Como comprenderán, no pretendo en absoluto con esos ejemplos y con cuantos pudieran aportarse de un estilo parecido blanquear –como dicen ahora– la crueldad masculina. Esa “capacidad para el mal” que Fernández Flórez atribuye a las mujeres, los hombres la tenían y la tienen suficientemente acreditada a lo largo de la historia. Aquí lo relevante, lo que produce verdadero asombro en los autores de ambos relatos, es –permítaseme una licencia extemporánea– el me too femenino, la evidencia de que las mujeres no son esos seres angelicales de los que no se esperaría nada malo, sino que, al igual que los hombres, son capaces de las peores vilezas. Aún se oye de tarde en tarde, en boca de alguna sesentayochista más o menos reciclada, aquello de que “si las mujeres gobernasen, no habría guerras”. Y si ha dejado de oírse con tanta frecuencia como antes es justamente porque ahora gobiernan o cogobiernan –como ocurre, sin ir más lejos, en el caso de Nicaragua, donde la crueldad del presidente Daniel Ortega corre pareja con la de la “copresidenta” Rosario Murillo– y, a pesar de todo, mira por dónde, sigue habiendo guerras.

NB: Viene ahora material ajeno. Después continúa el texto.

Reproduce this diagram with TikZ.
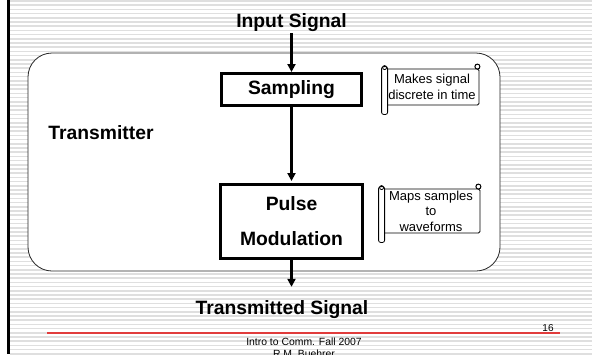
\documentclass[tikz,border=0pt]{standalone}
\usepackage{fontspec}
\setmainfont{Liberation Sans}
\usetikzlibrary{arrows.meta}
\usetikzlibrary{calc}

\definecolor{rulered}{RGB}{225,60,60}
\tikzset{
  blocktxt/.style={font=\fontsize{19.3}{23}\selectfont\bfseries,inner sep=2pt},
  block/.style={draw,line width=3pt,fill=white,inner sep=0pt,align=center,blocktxt},
  flow/.style={line width=2.5pt,-{Triangle[length=8pt,width=8pt]}},
  note/.style={draw,fill=white,rounded corners=1.5pt,inner sep=0pt,align=center,
    font=\fontsize{13}{15.5}\selectfont,line width=0.8pt},
}
% the rolled ends of a scroll note
\newcommand{\rollnote}[1]{%
  \draw[fill=white,line width=0.8pt,rounded corners=2pt]
    ($(#1.north west)+(-3,-2)$) rectangle ($(#1.south west)+(3,9)$);
  \draw[line width=0.8pt] ($(#1.north west)+(0,-1)$) circle (2pt);
  \draw[fill=white,line width=1pt] ($(#1.north east)+(-2,-2)$) circle (2.5pt);
}

\begin{document}
\begin{tikzpicture}[x=1pt,y=-1pt]
  \useasboundingbox (0,0) rectangle (592,354);
  \clip (0,0) rectangle (592,354);
  % slide background
  \fill[white] (0,0) rectangle (592,354);
  \foreach \k in {0,...,85}
    \draw[gray!25,line width=1.5pt] (10,4.2*\k+1) -- (592,4.2*\k+1);
  \draw[line width=2.5pt] (8.5,0) -- (8.5,354);

  \node[draw,fill=white,rounded corners=24pt,minimum width=472pt,minimum height=218pt,
    line width=0.8pt,draw=black!85] (tx) at (264,162) {};
  \node[blocktxt] (txlabel) at (101,133) {Transmitter};

  \node[blocktxt,anchor=base] (inp) at (291.5,27) {Input Signal};
  \node[block,minimum width=140pt,minimum height=32pt] (samp) at (291.5,89.5) {Sampling};
  \node[block,minimum width=142pt,minimum height=74pt,
    font=\fontsize{19.3}{35}\selectfont\bfseries] (pulse) at (291.5,221.5) {Pulse\\Modulation};
  \node[blocktxt,anchor=base] (out) at (282,314) {Transmitted Signal};

  \draw[flow] (inp.south) -- (samp.north);
  \draw[flow,shorten >=2pt] (samp.south) -- (pulse.north);
  \draw[flow,shorten >=11pt] (pulse.south) -- (pulse.south |- out.north);

  \node[note,minimum width=94pt,minimum height=36pt] (note1) at (432,87) {Makes signal\\discrete in time};
  \rollnote{note1}
  \node[note,minimum width=98pt,minimum height=44pt] (note2) at (431,211) {Maps samples\\to\\waveforms};
  \rollnote{note2}

  % footer
  \draw[rulered,line width=1.2pt] (47,333) -- (560,333);
  \node[font=\fontsize{10}{12}\selectfont,inner sep=1pt] (pagenum) at (548,328) {16};
  \node[font=\fontsize{10.4}{12.5}\selectfont,align=center,anchor=north,inner sep=0pt] (footer) at (304,337.5)
    {Intro to Comm. Fall 2007\\R.M. Buehrer};
\end{tikzpicture}
\end{document}
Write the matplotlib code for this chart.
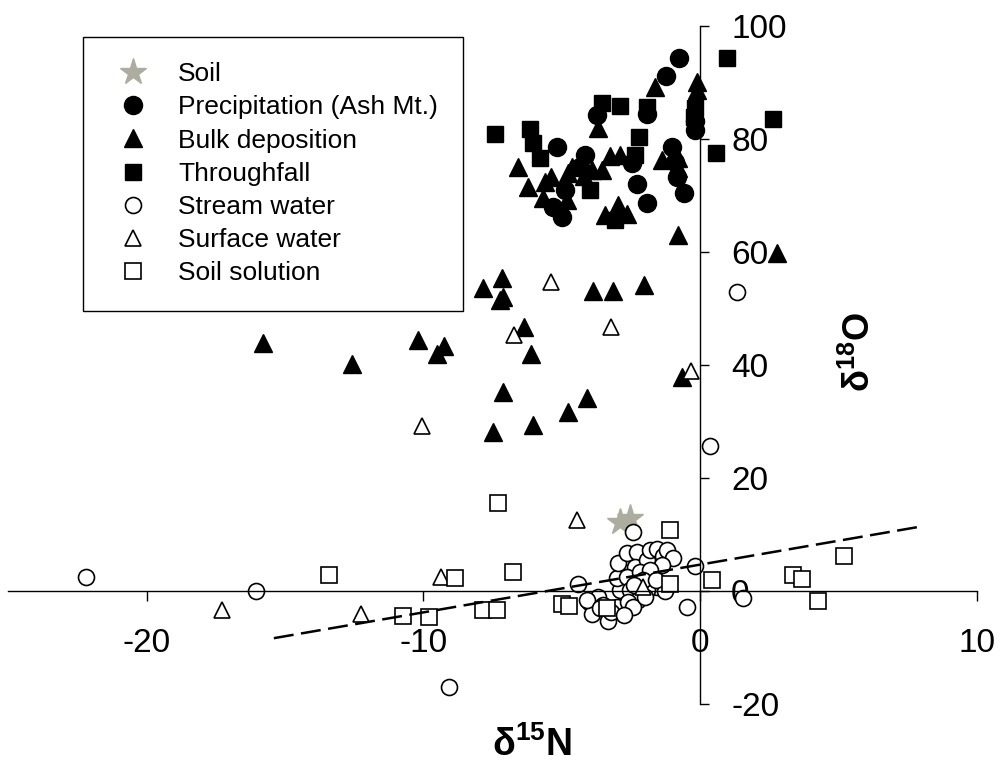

El otro día leía en Le Figaro que en la precampaña para las presidenciales francesas del próximo mes de abril se ha incrustado ya la ideología woke, cuyos practicantes se arrogan la presunta defensa de las minorías mediante la denuncia acérrima de cuantas desigualdades raciales y de lo que entienden por género creen entrever nada más levantarse de la cama. No hace falta decir que esa incrustación ideológica se da sobre todo en las filas de la izquierda, y en particular, en las huestes de La France Insoumise, ese espejo francés de Podemos que tiene en Jean-Luc Mélenchon su principal referente político. Pero va más allá. Y no sólo en la izquierda. El partido del presidente Macron y el propio Macron, tan liberales, no parecen inmunizados contra esos cantos de sirena supuestamente igualitarios surgidos de los claustros universitarios estadounidenses y que amenazan con devenir una auténtica pandemia.
Como bien saben, nuestro actual Ministerio de Igualdad, ese al que no le duelen prendas a la hora de duplicar en las cuentas públicas el gasto en personal, se caracteriza por haber hecho de la ideología woke un programa de gobierno. O, si lo prefieren, por haber convertido a la mujer en una víctima, en un ser indefenso, en un modelo de bondad al que sólo la perfidia del hombre –siempre y cuando no se trate de un inmigrante– ha llevado históricamente por mal camino. Por desgracia, el fenómeno no es privativo de estas latitudes, sino que alcanza extensiones mucho más vastas y entre ellas, como se comprueba, las del país vecino, ese viejo símbolo de la razón hoy tan ajado. Razón de más –valga la redundancia– para plantarle cara y combatirlo con todas las fuerzas.